BEGIN Given material

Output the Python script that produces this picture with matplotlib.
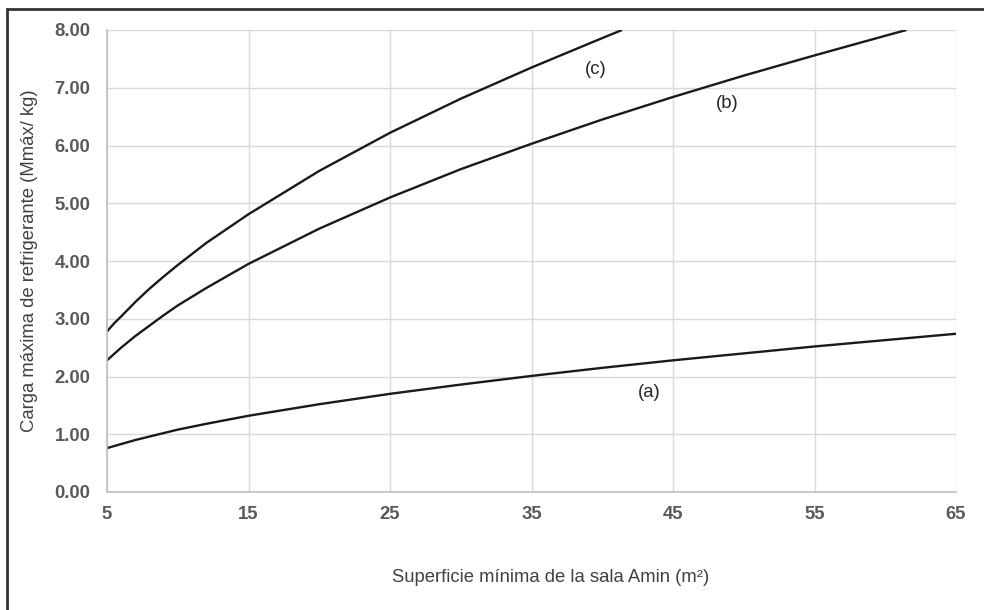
import matplotlib
matplotlib.use("Agg")
import matplotlib.pyplot as plt
from matplotlib.patches import Rectangle

plt.rcParams['font.family'] = ['Liberation Sans', 'DejaVu Sans']

# superficie (m2) y carga maxima (kg)
area_a = [5, 6, 7, 8, 10, 12, 15, 20, 25, 30, 35, 40, 45, 50, 55, 60, 65]
carga_a = [0.76, 0.83, 0.90, 0.96, 1.08, 1.18, 1.32, 1.52, 1.70, 1.86, 2.01, 2.15, 2.28, 2.40, 2.52, 2.63, 2.74]

area_b = [5, 5.5, 6, 7, 8, 9, 10, 12, 15, 20, 25, 30, 35, 40, 45, 50, 55, 60, 61.5]
carga_b = [2.28, 2.39, 2.50, 2.70, 2.88, 3.06, 3.23, 3.53, 3.95, 4.56, 5.10, 5.59, 6.03, 6.45, 6.84, 7.21, 7.56, 7.90, 8.00]

area_c = [5, 5.5, 6, 7, 8, 9, 10, 12, 15, 20, 25, 30, 35, 40, 41.4]
carga_c = [2.78, 2.92, 3.04, 3.29, 3.52, 3.73, 3.93, 4.31, 4.81, 5.56, 6.22, 6.81, 7.35, 7.86, 8.00]

xticks = [5, 15, 25, 35, 45, 55, 65]
yticks = [0, 1, 2, 3, 4, 5, 6, 7, 8]

fig = plt.figure(figsize=(9.84, 6.10), dpi=100)
ax = fig.add_axes([107/984, 1 - 492/610, (956 - 107)/984, (492 - 30)/610])

for x, y in [(area_a, carga_a), (area_b, carga_b), (area_c, carga_c)]:
    ax.plot(x, y, color='#1a1a1a', lw=1.7, solid_capstyle='butt')

ax.set_xlim(5, 65)
ax.set_ylim(0, 8)
ax.set_xticks(xticks)
ax.set_yticks(yticks)
ax.set_yticklabels([f"{v:.2f}" for v in yticks])
ax.tick_params(length=0, labelsize=13.3, labelcolor='#595959')
ax.tick_params(axis='y', pad=12)
ax.tick_params(axis='x', pad=10)
for lab in ax.get_xticklabels() + ax.get_yticklabels():
    lab.set_fontweight('bold')
ax.grid(True, color='#d9d9d9', lw=1)
ax.set_axisbelow(True)
for s in ['top', 'right']:
    ax.spines[s].set_visible(False)
for s in ['left', 'bottom']:
    ax.spines[s].set_color('#bfbfbf')
    ax.spines[s].set_linewidth(1.2)

ax.text(39.56, 7.31, "(c)", fontsize=13.3, color='#262626', ha='center', va='center')
ax.text(48.8, 6.72, "(b)", fontsize=13.3, color='#262626', ha='center', va='center')
ax.text(43.3, 1.73, "(a)", fontsize=13.3, color='#262626', ha='center', va='center')

fig.text(551/984, 1 - 577/610, "Superficie mínima de la sala Amin (m²)",
         fontsize=13.3, color='#404040', ha='center', va='center')
fig.text(30/984, 1 - 261/610, "Carga máxima de refrigerante (Mmáx/ kg)",
         fontsize=13.3, color='#404040', ha='center', va='center', rotation=90)

fig.patches.append(Rectangle((7/984, -0.1), 1.2, 1 - 9/610 + 0.1, transform=fig.transFigure,
                             fill=False, edgecolor='#333333', lw=2))

fig.savefig("out.png", dpi=100)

END Given material

▸ **To be done**: Make an exact copy of the listing above. Do not include the pictures.

▸ **Finished exercise**:
Output the Python script that produces this picture with matplotlib.
import matplotlib
matplotlib.use("Agg")
import matplotlib.pyplot as plt
from matplotlib.patches import Rectangle

plt.rcParams['font.family'] = ['Liberation Sans', 'DejaVu Sans']

# superficie (m2) y carga maxima (kg)
area_a = [5, 6, 7, 8, 10, 12, 15, 20, 25, 30, 35, 40, 45, 50, 55, 60, 65]
carga_a = [0.76, 0.83, 0.90, 0.96, 1.08, 1.18, 1.32, 1.52, 1.70, 1.86, 2.01, 2.15, 2.28, 2.40, 2.52, 2.63, 2.74]

area_b = [5, 5.5, 6, 7, 8, 9, 10, 12, 15, 20, 25, 30, 35, 40, 45, 50, 55, 60, 61.5]
carga_b = [2.28, 2.39, 2.50, 2.70, 2.88, 3.06, 3.23, 3.53, 3.95, 4.56, 5.10, 5.59, 6.03, 6.45, 6.84, 7.21, 7.56, 7.90, 8.00]

area_c = [5, 5.5, 6, 7, 8, 9, 10, 12, 15, 20, 25, 30, 35, 40, 41.4]
carga_c = [2.78, 2.92, 3.04, 3.29, 3.52, 3.73, 3.93, 4.31, 4.81, 5.56, 6.22, 6.81, 7.35, 7.86, 8.00]

xticks = [5, 15, 25, 35, 45, 55, 65]
yticks = [0, 1, 2, 3, 4, 5, 6, 7, 8]

fig = plt.figure(figsize=(9.84, 6.10), dpi=100)
ax = fig.add_axes([107/984, 1 - 492/610, (956 - 107)/984, (492 - 30)/610])

for x, y in [(area_a, carga_a), (area_b, carga_b), (area_c, carga_c)]:
    ax.plot(x, y, color='#1a1a1a', lw=1.7, solid_capstyle='butt')

ax.set_xlim(5, 65)
ax.set_ylim(0, 8)
ax.set_xticks(xticks)
ax.set_yticks(yticks)
ax.set_yticklabels([f"{v:.2f}" for v in yticks])
ax.tick_params(length=0, labelsize=13.3, labelcolor='#595959')
ax.tick_params(axis='y', pad=12)
ax.tick_params(axis='x', pad=10)
for lab in ax.get_xticklabels() + ax.get_yticklabels():
    lab.set_fontweight('bold')
ax.grid(True, color='#d9d9d9', lw=1)
ax.set_axisbelow(True)
for s in ['top', 'right']:
    ax.spines[s].set_visible(False)
for s in ['left', 'bottom']:
    ax.spines[s].set_color('#bfbfbf')
    ax.spines[s].set_linewidth(1.2)

ax.text(39.56, 7.31, "(c)", fontsize=13.3, color='#262626', ha='center', va='center')
ax.text(48.8, 6.72, "(b)", fontsize=13.3, color='#262626', ha='center', va='center')
ax.text(43.3, 1.73, "(a)", fontsize=13.3, color='#262626', ha='center', va='center')

fig.text(551/984, 1 - 577/610, "Superficie mínima de la sala Amin (m²)",
         fontsize=13.3, color='#404040', ha='center', va='center')
fig.text(30/984, 1 - 261/610, "Carga máxima de refrigerante (Mmáx/ kg)",
         fontsize=13.3, color='#404040', ha='center', va='center', rotation=90)

fig.patches.append(Rectangle((7/984, -0.1), 1.2, 1 - 9/610 + 0.1, transform=fig.transFigure,
                             fill=False, edgecolor='#333333', lw=2))

fig.savefig("out.png", dpi=100)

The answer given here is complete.